Saturday, July 28, 2012

50 Shades of Malibu Barbie.

A friend and I were recently discussing reading and how we've long since believed books should have a rating system. She was telling me about a group of preteens who were giggling and pointing at a fresh shipment of erotica novels that had just made it into the bookstore, before one girl finally bought a copy. Say what now?

Movies, video games, even adult magazines have age requirements. Where is that rule for literature? Why isn't there a difference between Harry Potter, a relatively innocent story about a kid in wizard school and Crank, a hard-hitting, in depth novel about substance abuse? Those novels really shouldn't be in the same section, but unfortunately, the problem has gone from watching the train wreck to being in it.

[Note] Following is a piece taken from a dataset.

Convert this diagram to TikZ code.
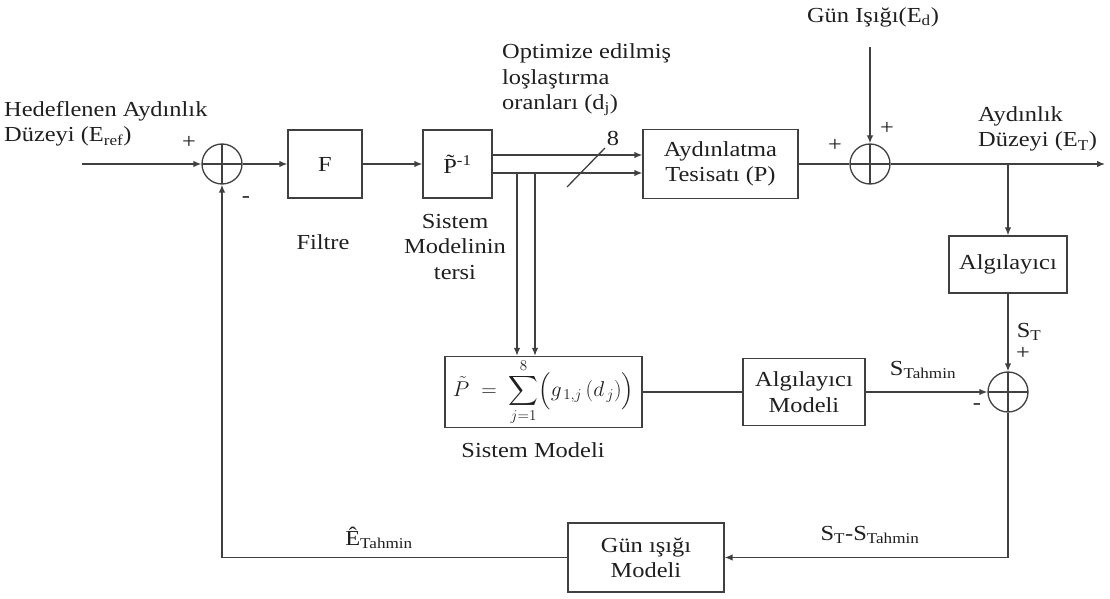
\documentclass[tikz,border=0pt]{standalone}
\usepackage{fix-cm}
\usepackage{exscale}
\usepackage{amsmath}
\usepackage{fontspec}
\setmainfont{Liberation Serif}[FakeStretch=1.14]
\usetikzlibrary{arrows.meta}
\begin{document}
\begin{tikzpicture}[x=1bp,y=-1bp,
  font=\fontsize{21.5}{25.5}\selectfont,
  every node/.style={text=black!88, inner sep=0pt},
  ln/.style={draw=black!75, line width=1.3bp},
  arr/.style={ln, -{Latex[length=8bp,width=6.5bp]}},
  blk/.style={draw=black!75, line width=1.3bp, rectangle, inner sep=2bp, align=center},
  sumj/.style={circle, draw=black!75, line width=1.3bp, minimum size=40bp, inner sep=0pt,
    path picture={\draw[black!75, line width=1.3bp] (path picture bounding box.north) -- (path picture bounding box.south)
      (path picture bounding box.west) -- (path picture bounding box.east);}},
  lbl/.style={align=center},
  lbll/.style={align=left, anchor=west}
]
\useasboundingbox (0,0) rectangle (1110,599);
% blocks
\node[blk, minimum width=74bp, minimum height=68bp] (F) at (325,164) {F};
\node[blk, minimum width=69bp, minimum height=68bp] (P) at (457.5,164) {\~{P}\textsuperscript{-1}};
\node[blk, minimum width=155bp, minimum height=69bp] (Ayd) at (720.5,164) {Aydınlatma\\Tesisatı (P)};
\node[blk, minimum width=118bp, minimum height=57bp] (Alg) at (1008,264.5) {Algılayıcı};
\node[blk, minimum width=197bp, minimum height=68bp] (SM) at (543.5,392) {$\displaystyle \tilde{P} \;=\; \sum_{j=1}^{8}\Bigl(g_{\,1,j}\,(d_{\,j})\Bigr)$};
\node[blk, minimum width=122bp, minimum height=67bp] (AM) at (804,392) {Algılayıcı\\Modeli};
\node[blk, minimum width=156bp, minimum height=69bp] (GM) at (646,557.5) {Gün ışığı\\Modeli};
% summing junctions
\node[sumj] (s1) at (222,164) {};
\node[sumj] (s2) at (870,164) {};
\node[sumj] (s3) at (1008,392) {};
% free-end coordinates
\coordinate (in) at (82,164);
\coordinate (ya) at (0,155);
\coordinate (yb) at (0,173);
\coordinate (t1) at (517,173);
\coordinate (t2) at (535,173);
\coordinate (ed) at (870,47);
\coordinate (out) at (1105,164);
\coordinate (br) at (1008,164);
\coordinate (sl1) at (567,187);
\coordinate (sl2) at (605,148);
% connectors
\draw[arr] (in) -- (s1.west);
\draw[arr] (s1.east) -- (F.west);
\draw[arr] (F.east) -- (P.west);
\draw[arr] (P.east |- ya) -- (Ayd.west |- ya);
\draw[arr] (P.east |- yb) -- (Ayd.west |- yb);
\draw[arr] (t1) -- (t1 |- SM.north);
\draw[arr] (t2) -- (t2 |- SM.north);
\draw[ln] (sl1) -- (sl2);
\draw[ln] (Ayd.east) -- (s2.west);
\draw[arr] (ed) -- (s2.north);
\draw[arr] (s2.east) -- (out);
\draw[arr] (br) -- (Alg.north);
\draw[arr] (Alg.south) -- (s3.north);
\draw[ln] (SM.east) -- (AM.west);
\draw[arr] (AM.east) -- (s3.west);
\draw[arr] (s3.south) |- (GM.east);
\draw[arr] (GM.west) -| (s1.south);
% labels
\node[lbll] (lref) at (4,124) {Hedeflenen Aydınlık\\Düzeyi (E\textsubscript{ref})};
\node (p1) at (189,142) {+};
\node (m1) at (246,200) {-};
\node[lbl] (lfil) at (323,242) {Filtre};
\node[lbl] (lsmt) at (455,247) {Sistem\\Modelinin\\tersi};
\node[lbll] (lopt) at (502,80) {Optimize edilmiş\\loşlaştırma\\oranları (d\textsubscript{j})};
\node (l8) at (613,138) {8};
\node (p2) at (835,145) {+};
\node (p3) at (887,128) {+};
\node (led) at (873,17) {Gün Işığı(E\textsubscript{d})};
\node[lbll] (let) at (978,129) {Aydınlık\\Düzeyi (E\textsubscript{T})};
\node (lst) at (1029,332) {S\textsubscript{T}};
\node (p4) at (1023,353) {+};
\node (m4) at (977,407) {-};
\node (lsth) at (923,370) {S\textsubscript{Tahmin}};
\node (lsm) at (533,450) {Sistem Modeli};
\node (leh) at (379,538) {\^{E}\textsubscript{Tahmin}};
\node (ldiff) at (870,535) {S\textsubscript{T}-S\textsubscript{Tahmin}};
\end{tikzpicture}
\end{document}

Erotica has always been around, but I'm sure most kids would sooner read their comic books than deliberately seek out a sexually explicit novel. But with the recent explosion of the world-renowned 50 Shades of Grey, finding an over-the-top book isn't a problem. And really, with the epic coverage this very adult novel has received, why wouldn't a barely-teen be curious about the subject of her mom's wildly successful book club? I'll bet the money-makers in this situation didn't consider that.

But it brings us back to the original subject. Why can a thirteen year-old child walk into a bookstore and openly purchase an erotica novel? Who gets to say this is okay? I have two young daughters, and I realize I'm responsible for what they read, but that doesn't assure they can't get a hold of something they shouldn't, even accidentally. If they wouldn't be allowed to walk into a movie theater and watch Pretty Woman, they shouldn't be allowed to walk into a bookstore and buy it off the shelves.

What do you think? Do you think literature should be more carefully monitored?


  1. I think it should be up to the parents to watch what their kids do/monitor what they read and watch. Personally the rating system for movies is actually pretty corrupt as it is (see the documentary "This Film Has Not Been Rated). As far as erotica being more widely available, well maybe they should have some restrictions as those authors are only intending for an adult audience to read it. The only problem there is, put restrictions on one genre, then where does it stop?

  2. I'm with Jenn. I think that there are too many ratings and restrictions as is. Why would we want the government involved in yet another thing that determines what is best for us based on age. Age ain't nothin' but a number, baaaybbaa :)

  3. As far as erotica goes, I think there should be a warning label somewhere on the cover. I'm not saying it should be "restricted" necessarily(and def not by the government!), but a heads up would be nice. To look at 50 Shades and not know what it's about, one wouldn't expect erotica.

    Video game makers choose what to rate their games. Even I have a 15+ note on my book. That isn't to say a 14 year-old shouldn't be allowed to pick it up, but it's intended for a slightly more mature audience. I'm trying to give people something to go on as a courtesy to them. They know what they're getting into in advance :)

  4. I put a self rating on my own work. I know what is inside and I don't believe anyone younger than 18 should be reading it. That said however, anyone can still pick it up. I can only hope that if someone younger than that finds it, they understand what is inside was written with an adult in mind.

  5. I live in a small town with a locally owned bookstore. Though I can't say this WOULD happen, I could imagine the staff might actually refuse to sell "50 Shades" to a young teen. Of course, there are always the "big box" stores, as well as Amazon.

    And, sure, the "adult content" label can't hurt. But in most cases, I think the cover gives it away.

  6. I don't think there needs to be a rating system for books; growing up, I read pretty much everything. I never really wanted to read erotica, so never ran into any "You can't read that" arguments with my mom, but she did for the most part pay some attention to what I was reading (though usually in the sense that we passed books back and forth).

    I think it should be up to parents to decide. I would have felt oppressed as a kid if some book store clerk told me I wasn't old enough to read Stephen King.